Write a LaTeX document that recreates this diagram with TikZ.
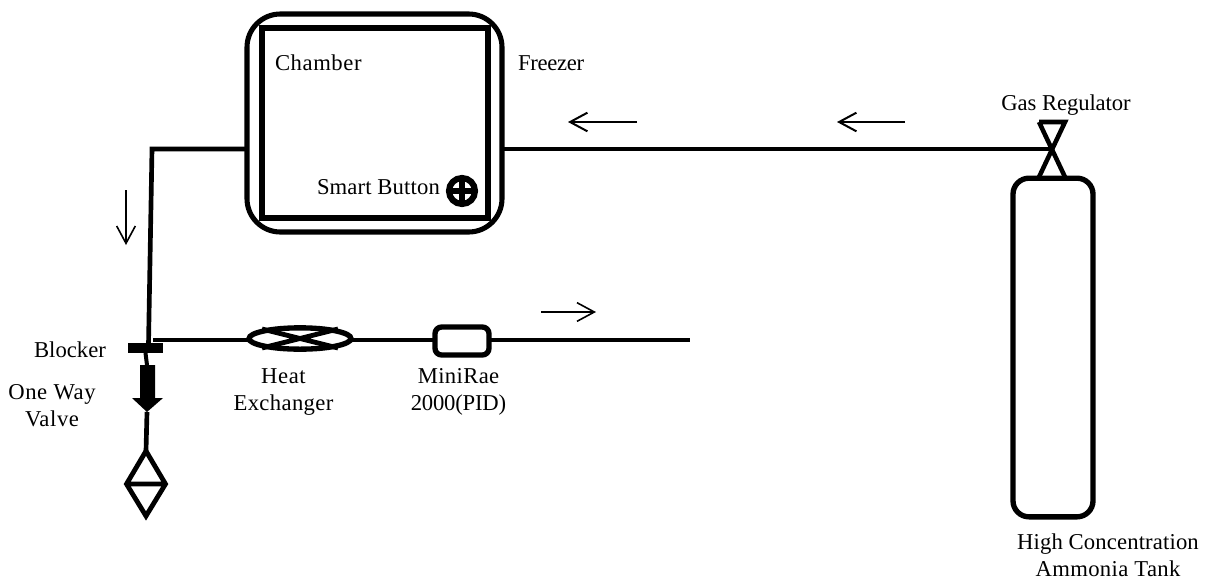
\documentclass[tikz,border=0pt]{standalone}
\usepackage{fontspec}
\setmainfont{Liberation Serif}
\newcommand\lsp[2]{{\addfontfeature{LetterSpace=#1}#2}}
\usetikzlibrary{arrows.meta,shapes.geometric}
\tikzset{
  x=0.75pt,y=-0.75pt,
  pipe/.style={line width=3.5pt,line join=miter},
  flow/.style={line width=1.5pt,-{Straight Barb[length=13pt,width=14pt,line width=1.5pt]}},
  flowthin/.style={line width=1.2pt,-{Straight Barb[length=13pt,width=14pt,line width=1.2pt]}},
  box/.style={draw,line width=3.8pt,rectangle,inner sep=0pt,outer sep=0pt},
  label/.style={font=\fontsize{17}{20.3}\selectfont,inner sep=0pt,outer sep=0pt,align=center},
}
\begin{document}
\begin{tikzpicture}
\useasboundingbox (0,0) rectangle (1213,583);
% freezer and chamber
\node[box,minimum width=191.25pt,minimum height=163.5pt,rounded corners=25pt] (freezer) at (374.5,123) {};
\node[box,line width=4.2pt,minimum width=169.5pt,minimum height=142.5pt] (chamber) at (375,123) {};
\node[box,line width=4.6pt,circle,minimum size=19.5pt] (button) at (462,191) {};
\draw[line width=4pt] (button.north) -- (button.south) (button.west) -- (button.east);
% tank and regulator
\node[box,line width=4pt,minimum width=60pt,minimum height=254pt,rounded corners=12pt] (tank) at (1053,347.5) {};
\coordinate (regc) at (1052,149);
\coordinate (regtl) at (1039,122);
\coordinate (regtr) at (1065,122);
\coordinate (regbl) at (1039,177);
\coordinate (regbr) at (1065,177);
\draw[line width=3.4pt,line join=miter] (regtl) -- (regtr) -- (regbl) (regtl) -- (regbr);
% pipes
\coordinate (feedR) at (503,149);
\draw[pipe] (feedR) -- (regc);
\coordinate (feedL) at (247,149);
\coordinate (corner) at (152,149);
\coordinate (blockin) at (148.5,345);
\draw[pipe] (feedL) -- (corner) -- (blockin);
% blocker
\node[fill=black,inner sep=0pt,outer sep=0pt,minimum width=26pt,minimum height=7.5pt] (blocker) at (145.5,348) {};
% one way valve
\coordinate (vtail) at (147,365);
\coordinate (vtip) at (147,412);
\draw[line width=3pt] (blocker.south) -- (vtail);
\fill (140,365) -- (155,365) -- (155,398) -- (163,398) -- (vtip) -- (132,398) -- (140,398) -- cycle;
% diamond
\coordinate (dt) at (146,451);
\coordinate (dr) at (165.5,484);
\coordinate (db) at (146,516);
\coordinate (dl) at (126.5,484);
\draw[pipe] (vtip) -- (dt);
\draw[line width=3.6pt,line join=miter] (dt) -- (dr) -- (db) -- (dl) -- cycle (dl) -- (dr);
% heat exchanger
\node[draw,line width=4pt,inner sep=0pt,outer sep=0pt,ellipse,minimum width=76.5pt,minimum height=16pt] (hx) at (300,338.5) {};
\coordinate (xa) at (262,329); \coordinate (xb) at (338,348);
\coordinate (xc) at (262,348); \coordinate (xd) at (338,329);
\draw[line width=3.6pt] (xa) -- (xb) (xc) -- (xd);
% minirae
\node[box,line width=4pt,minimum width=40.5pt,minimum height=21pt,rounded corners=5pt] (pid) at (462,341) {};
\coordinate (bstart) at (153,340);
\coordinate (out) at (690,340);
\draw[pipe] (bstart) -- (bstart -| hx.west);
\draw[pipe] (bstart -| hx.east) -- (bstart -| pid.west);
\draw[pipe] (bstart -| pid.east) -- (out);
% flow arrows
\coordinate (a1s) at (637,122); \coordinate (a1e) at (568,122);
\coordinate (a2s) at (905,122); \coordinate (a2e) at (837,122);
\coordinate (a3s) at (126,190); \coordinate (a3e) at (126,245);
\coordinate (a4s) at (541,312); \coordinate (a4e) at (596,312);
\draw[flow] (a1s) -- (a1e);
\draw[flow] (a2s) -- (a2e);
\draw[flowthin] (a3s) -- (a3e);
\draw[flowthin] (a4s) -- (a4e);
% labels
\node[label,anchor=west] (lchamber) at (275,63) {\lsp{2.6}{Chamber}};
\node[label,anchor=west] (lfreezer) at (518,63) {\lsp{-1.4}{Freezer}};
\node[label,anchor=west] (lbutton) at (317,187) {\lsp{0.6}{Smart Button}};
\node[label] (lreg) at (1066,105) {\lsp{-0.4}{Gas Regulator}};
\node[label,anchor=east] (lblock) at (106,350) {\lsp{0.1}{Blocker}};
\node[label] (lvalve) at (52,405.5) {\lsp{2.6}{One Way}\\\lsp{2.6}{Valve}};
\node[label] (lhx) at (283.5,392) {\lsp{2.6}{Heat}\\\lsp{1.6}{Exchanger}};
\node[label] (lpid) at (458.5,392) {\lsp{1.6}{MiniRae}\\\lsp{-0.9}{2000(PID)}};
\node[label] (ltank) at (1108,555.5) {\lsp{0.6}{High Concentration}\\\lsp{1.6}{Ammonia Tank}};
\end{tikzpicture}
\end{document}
━━━━━━━━━━━━━━━━━━━━━━━━━━━━━━
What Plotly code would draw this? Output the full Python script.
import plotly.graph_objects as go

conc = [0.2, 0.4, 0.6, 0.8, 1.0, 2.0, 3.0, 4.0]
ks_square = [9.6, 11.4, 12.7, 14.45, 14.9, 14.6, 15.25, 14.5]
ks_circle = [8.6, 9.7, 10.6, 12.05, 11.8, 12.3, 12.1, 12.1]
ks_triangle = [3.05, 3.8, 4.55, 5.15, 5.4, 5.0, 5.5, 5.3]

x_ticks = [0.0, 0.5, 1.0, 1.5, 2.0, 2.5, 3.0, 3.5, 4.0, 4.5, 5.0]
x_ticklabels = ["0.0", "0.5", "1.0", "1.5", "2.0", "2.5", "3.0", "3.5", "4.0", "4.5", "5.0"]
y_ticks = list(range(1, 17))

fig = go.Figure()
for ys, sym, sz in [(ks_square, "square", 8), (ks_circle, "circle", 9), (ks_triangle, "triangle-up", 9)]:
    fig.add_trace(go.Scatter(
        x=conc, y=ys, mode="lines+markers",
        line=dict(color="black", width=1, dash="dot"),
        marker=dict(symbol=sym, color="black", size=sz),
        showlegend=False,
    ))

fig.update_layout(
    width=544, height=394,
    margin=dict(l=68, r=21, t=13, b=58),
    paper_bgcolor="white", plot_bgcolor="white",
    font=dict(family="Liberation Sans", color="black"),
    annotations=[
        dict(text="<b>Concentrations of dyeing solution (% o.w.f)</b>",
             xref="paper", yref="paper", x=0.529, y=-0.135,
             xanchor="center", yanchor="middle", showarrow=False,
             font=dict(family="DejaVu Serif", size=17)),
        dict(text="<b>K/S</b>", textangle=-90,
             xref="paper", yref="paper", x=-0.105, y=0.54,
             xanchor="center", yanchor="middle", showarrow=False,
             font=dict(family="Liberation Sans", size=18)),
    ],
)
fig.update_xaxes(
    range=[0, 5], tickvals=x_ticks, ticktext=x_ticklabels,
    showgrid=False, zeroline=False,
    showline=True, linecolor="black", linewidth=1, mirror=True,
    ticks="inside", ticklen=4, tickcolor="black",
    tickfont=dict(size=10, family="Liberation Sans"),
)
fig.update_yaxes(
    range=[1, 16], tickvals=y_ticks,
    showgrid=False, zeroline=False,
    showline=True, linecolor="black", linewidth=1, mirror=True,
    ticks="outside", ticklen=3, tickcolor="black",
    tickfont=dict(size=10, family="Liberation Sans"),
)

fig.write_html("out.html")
━━━━━━━━━━━━━━━━━━━━━━━━━━━━━━
# [Written instruction]
Among the entries above, find the line with "What Plotly code" and the line with "y_ticks = list(range(1, 17))"; give again exactly these two lines and all lines between them.

# [The result]
What Plotly code would draw this? Output the full Python script.
import plotly.graph_objects as go

conc = [0.2, 0.4, 0.6, 0.8, 1.0, 2.0, 3.0, 4.0]
ks_square = [9.6, 11.4, 12.7, 14.45, 14.9, 14.6, 15.25, 14.5]
ks_circle = [8.6, 9.7, 10.6, 12.05, 11.8, 12.3, 12.1, 12.1]
ks_triangle = [3.05, 3.8, 4.55, 5.15, 5.4, 5.0, 5.5, 5.3]

x_ticks = [0.0, 0.5, 1.0, 1.5, 2.0, 2.5, 3.0, 3.5, 4.0, 4.5, 5.0]
x_ticklabels = ["0.0", "0.5", "1.0", "1.5", "2.0", "2.5", "3.0", "3.5", "4.0", "4.5", "5.0"]
y_ticks = list(range(1, 17))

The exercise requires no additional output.